**INSTRUCTION**
Without the pictures, print the lines running from the beginning of the material to the line containing "ax = fig.add_axes([0, 0, 1, 1])", both ends included.

**SOURCE MATERIAL**
==============================
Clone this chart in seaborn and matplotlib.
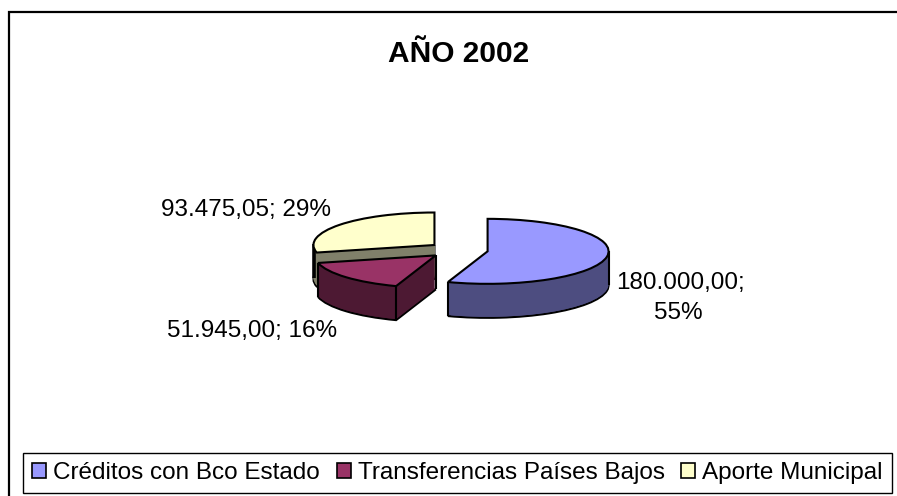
#!/usr/bin/env python
"""Excel style 3D pie, AÑO 2002: stacked seaborn-themed pies give the depth."""
import matplotlib
matplotlib.use("Agg")
import matplotlib.pyplot as plt
import numpy as np
import seaborn as sns
from matplotlib.patches import Rectangle

CATEGORIES = ["Créditos con Bco Estado", "Transferencias Países Bajos", "Aporte Municipal"]
VALUES = [180000.00, 51945.00, 93475.05]
LABELS = ["180.000,00;\n55%", "51.945,00; 16%", "93.475,05; 29%"]
TOP_COLORS = ["#9999ff", "#993366", "#ffffcc"]
SIDE_COLORS = ["#4d4d80", "#4d1933", "#80806a"]
TITLE = "AÑO 2002"

W, H = 897, 496
RX, RY, DEPTH = 121, 32.5, 34
CX, CY = 458, 250
EXPLODE = [30, 30, 30]   # pie() adds this in data units, not as a radius fraction
STACK_Z = [3, 4, 2]      # yellow at the back, then maroon, blue in front
K = RY / RX


def py(y):
    return (H - y) / K


sns.set_theme(style="white")
plt.rcParams["font.family"] = ["Liberation Sans", "DejaVu Sans"]

fig = plt.figure(figsize=(W / 100, H / 100), dpi=100)
ax = fig.add_axes([0, 0, 1, 1])

top = None
for d in np.arange(DEPTH, -1, -1.0):
    wedges, _ = ax.pie(VALUES, explode=EXPLODE, startangle=90, counterclock=False,
                       center=(CX, py(CY + d)), radius=RX,
                       colors=TOP_COLORS if d == 0 else SIDE_COLORS,
                       wedgeprops={"linewidth": 1.5 if d in (0, DEPTH) else 0,
                                   "edgecolor": "black"})
    for w, z in zip(wedges, STACK_Z):
        w.set_zorder(z + (DEPTH - d) / 100 + (0.5 if d == 0 else 0))
    top = wedges

ax.set_aspect("auto")
ax.set_xlim(0, W)
ax.set_ylim(0, H / K)


def drop_line(wedge, angle, z, lw=1.5):
    """vertical edge of the extruded slice at a wedge angle"""
    x = wedge.center[0] + (RX * np.cos(np.radians(angle)) if angle is not None else 0)
    y = wedge.center[1] + (RX * np.sin(np.radians(angle)) if angle is not None else 0)
    ax.plot([x, x], [y, y - DEPTH / K], color="black", lw=lw, zorder=z, solid_capstyle="butt")


blue, maroon, yellow = top
drop_line(blue, blue.theta1, 3.6)
drop_line(blue, 0, 3.6)
drop_line(maroon, maroon.theta2, 4.6)
drop_line(maroon, maroon.theta1, 4.6)
drop_line(maroon, None, 4.6)
drop_line(yellow, 178, 2.6, lw=2.6)   # the outer side of this slice reads as black

first, second = LABELS[0].split("\n")
ax.text(616, py(283), first, fontsize=17.5, ha="left", va="center", color="black", zorder=9)
ax.text(678, py(313), second, fontsize=17.5, ha="center", va="center", color="black", zorder=9)
ax.text(252, py(331), LABELS[1], fontsize=17.5, ha="center", va="center", color="black", zorder=9)
ax.text(246, py(210), LABELS[2], fontsize=17.5, ha="center", va="center", color="black", zorder=9)
ax.text(459, py(54), TITLE, fontsize=21.5, fontweight="bold", ha="center", va="center", color="black", zorder=9)

# chart frame, right and bottom edges fall outside the crop
ax.add_patch(Rectangle((8.5, py(510)), 900, (510 - 12) / K, fill=False, ec="black", lw=1.6, zorder=1))

legend = ax.legend(handles=[plt.Rectangle((0, 0), 1, 1, fc=c, ec="black", lw=1.2) for c in TOP_COLORS],
                   labels=CATEGORIES, loc="lower left", ncol=3,
                   bbox_to_anchor=(23 / W, (H - 493) / H), fontsize=17.5, labelcolor="black",
                   frameon=True, fancybox=False,
                   edgecolor="black", framealpha=1, handlelength=0.58, handleheight=0.58,
                   handletextpad=0.29, columnspacing=0.68, borderpad=0.38, borderaxespad=0)
legend.get_frame().set_linewidth(1.0)
legend.set_zorder(10)

fig.savefig("out.png", dpi=100)
plt.close(fig)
==============================
**FINAL ANSWER**
Clone this chart in seaborn and matplotlib.
#!/usr/bin/env python
"""Excel style 3D pie, AÑO 2002: stacked seaborn-themed pies give the depth."""
import matplotlib
matplotlib.use("Agg")
import matplotlib.pyplot as plt
import numpy as np
import seaborn as sns
from matplotlib.patches import Rectangle

CATEGORIES = ["Créditos con Bco Estado", "Transferencias Países Bajos", "Aporte Municipal"]
VALUES = [180000.00, 51945.00, 93475.05]
LABELS = ["180.000,00;\n55%", "51.945,00; 16%", "93.475,05; 29%"]
TOP_COLORS = ["#9999ff", "#993366", "#ffffcc"]
SIDE_COLORS = ["#4d4d80", "#4d1933", "#80806a"]
TITLE = "AÑO 2002"

W, H = 897, 496
RX, RY, DEPTH = 121, 32.5, 34
CX, CY = 458, 250
EXPLODE = [30, 30, 30]   # pie() adds this in data units, not as a radius fraction
STACK_Z = [3, 4, 2]      # yellow at the back, then maroon, blue in front
K = RY / RX


def py(y):
    return (H - y) / K


sns.set_theme(style="white")
plt.rcParams["font.family"] = ["Liberation Sans", "DejaVu Sans"]

fig = plt.figure(figsize=(W / 100, H / 100), dpi=100)
ax = fig.add_axes([0, 0, 1, 1])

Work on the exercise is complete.